Закусив осетриной в томате, я спросил консоме, а когда мне подали чашку бульона и черный хлеб, я сказал: «к бульону надо пирожки, гренки или хотя бы белый хлеб».
— Будет, — сказал служитель.
И чему-то улыбнулся.
За мой стол попросился юноша, очень бедно одетый, в синей косоворотке, сверх нее совсем дешевый пиджак, лицо незначительное, хотя восточное. Я догадался: это татарин, наверно студент восточного факультета и на положении иностранца ходит в Савой. Он робко спросил себе борщ, человек посмотрел на него свысока и, по-моему, нарочно из-за презрения к ничтожеству тут же забыл.

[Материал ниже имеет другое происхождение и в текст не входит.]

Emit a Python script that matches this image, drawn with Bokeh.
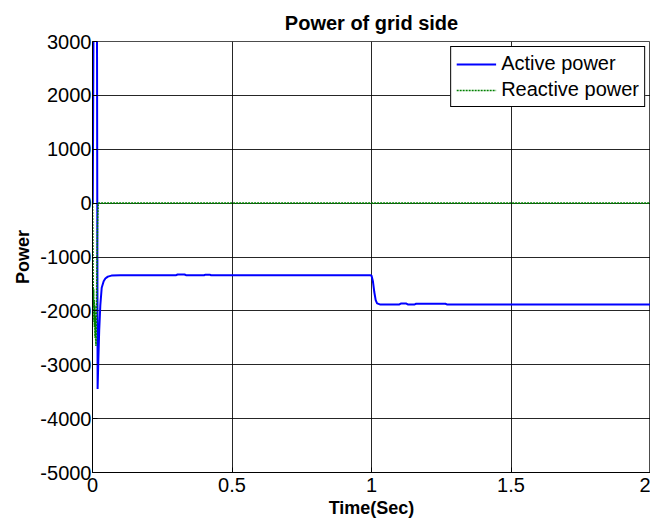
from bokeh.plotting import figure
from bokeh.models import FixedTicker, CustomJSTickFormatter, Legend, LegendItem
from bokeh.embed import file_html
from bokeh.resources import INLINE

# Active power (W) vs time (s)
active_t = [0.0, 0.001, 0.005, 0.010, 0.0155, 0.0183, 0.021, 0.024, 0.028, 0.033,
            0.040, 0.046, 0.055, 0.068, 0.10, 0.20, 0.30, 0.305, 0.33, 0.335,
            0.40, 0.405, 0.42, 0.425, 0.50, 0.70, 0.90, 0.995, 1.000, 1.005,
            1.010, 1.015, 1.020, 1.030, 1.10, 1.105, 1.125, 1.13, 1.155, 1.16,
            1.265, 1.27, 1.50, 1.75, 2.0]
active_p = [0, 0, 5000, 5000, 5000, -3450, -2900, -2370, -1900, -1570,
            -1450, -1400, -1365, -1345, -1340, -1340, -1338, -1325, -1325, -1338,
            -1338, -1328, -1328, -1338, -1338, -1338, -1338, -1338, -1345, -1450,
            -1650, -1800, -1860, -1880, -1880, -1865, -1865, -1880, -1880, -1868,
            -1868, -1880, -1880, -1880, -1880]

# Reactive power (var) vs time (s)
reactive_t = [0.0, 0.001, 0.002, 0.003, 0.004, 0.005, 0.006, 0.007, 0.008, 0.009,
              0.010, 0.011, 0.0125, 0.014, 0.016, 0.018, 0.020, 0.021, 0.5, 1.0,
              1.5, 2.0]
reactive_q = [0, -600, -1400, -1900, -1600, -2200, -1800, -2300, -1900, -2500,
              -2100, -2450, -2650, -2100, -1200, -400, -50, 0, 0, 0,
              0, 0]

x_ticks = [0, 0.5, 1, 1.5, 2]
y_ticks = [3000, 2000, 1000, 0, -1000, -2000, -3000, -4000, -5000]

FONT = "Liberation Sans"

p = figure(width=650, height=520, output_backend="svg", toolbar_location=None,
           x_range=(0, 2), y_range=(-5000, 3000),
           title="Power of grid side",
           min_border_left=92, min_border_right=0, min_border_top=41,
           min_border_bottom=40)

p.title.align = "center"
p.title.text_font = FONT
p.title.text_font_size = "20px"
p.title.text_font_style = "bold"
p.title.text_color = "black"
p.title.offset = 0
p.title.standoff = 16

r1 = p.line(active_t, active_p, line_color="#0000FF", line_width=2)
r2 = p.line(reactive_t, reactive_q, line_color="#008000", line_width=1.6,
            line_dash="2 1")

for ax in (p.xaxis[0], p.yaxis[0]):
    ax.major_label_text_font = FONT
    ax.major_label_text_font_size = "20px"
    ax.major_label_text_color = "black"
    ax.axis_label_text_font = FONT
    ax.axis_label_text_font_size = "18px"
    ax.axis_label_text_font_style = "bold"
    ax.axis_label_text_color = "black"
    ax.major_tick_in = 5
    ax.major_tick_out = 0
    ax.minor_tick_line_color = None
    ax.axis_line_color = "black"
    ax.major_tick_line_color = "black"
    ax.formatter = CustomJSTickFormatter(code="return tick.toString();")

p.xaxis[0].ticker = FixedTicker(ticks=x_ticks)
p.yaxis[0].ticker = FixedTicker(ticks=y_ticks)
p.xaxis[0].axis_label = "Time(Sec)"
p.yaxis[0].axis_label = "Power"
p.xaxis[0].major_label_standoff = 5
p.xaxis[0].axis_label_standoff = 3
p.yaxis[0].major_label_standoff = 1
p.yaxis[0].axis_label_standoff = 4

p.xgrid.grid_line_color = "black"
p.ygrid.grid_line_color = "black"
p.xgrid.grid_line_alpha = 0.85
p.ygrid.grid_line_alpha = 0.85
p.xgrid.ticker = FixedTicker(ticks=x_ticks)
p.ygrid.ticker = FixedTicker(ticks=y_ticks)
p.outline_line_color = "black"
p.outline_line_alpha = 0.7
p.background_fill_color = "white"
p.border_fill_color = "white"

legend = Legend(items=[LegendItem(label="Active power", renderers=[r1]),
                       LegendItem(label="Reactive power", renderers=[r2])],
                location="top_right")
legend.label_text_font = FONT
legend.label_text_font_size = "20px"
legend.label_text_color = "black"
legend.border_line_color = "black"
legend.border_line_alpha = 1
legend.background_fill_alpha = 1
legend.glyph_width = 40
legend.glyph_height = 20
legend.label_height = 20
legend.spacing = 3
legend.padding = 5
legend.margin = 5
legend.label_standoff = 5
p.add_layout(legend)

open("out.html", "w").write(file_html(p, INLINE))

Мы очень долго ждали, я гренки к бульону, юноша борщ. Опять я вспомнил свое время и видел в татарском юноше себя. Я, в сущности, не дожидался, а медленно по ложечке глотал бульон и больше глядел в окно на залитый солнцем цветок и вспоминал музыкальные пальцы. Служитель мелькал иногда близко от нас, я просто забывал о гренках, а татарин робел, понимаю: недалеко возле <4 нрзб.> как изваяние, сидели во всем английском японские студенты, татарин их стеснялся, меня <3 нрзб.>, зеркальный потолок отражал его синюю косоворотку. Ему было обидно, больно, что человек не обращал на него внимания, сердце его сжалось, он тоже стал смотреть в окно на белый камень, синее небо, квартиру с цветами <4 строки нрзб.>
— Да, конечно, — думал я, — ничего не изменилось: юноша этот — я в прошлом, он завидует японским студентам, думает очень хорошо в Японии, завидует квартире с цветами, — думает, живет в ней женщина-ангел.
Человек, наконец, подошел.
— Я просил борщ, — сказал солидно юноша.
— Хорошо, — ответил человек.
— Гренки, — сказал я.
— Нет гренков.
— А вы мне сказали: будут.
Человек стал смеяться.
— Я, — сказал он, — говорил Вам, что были, дня три тому назад еще были, а будут, я сказал, что через три года, когда кончится пятилетка, будут. Вам надо три года ждать…
31 Июля. Завтра мы уезжаем на Журавлиную родину.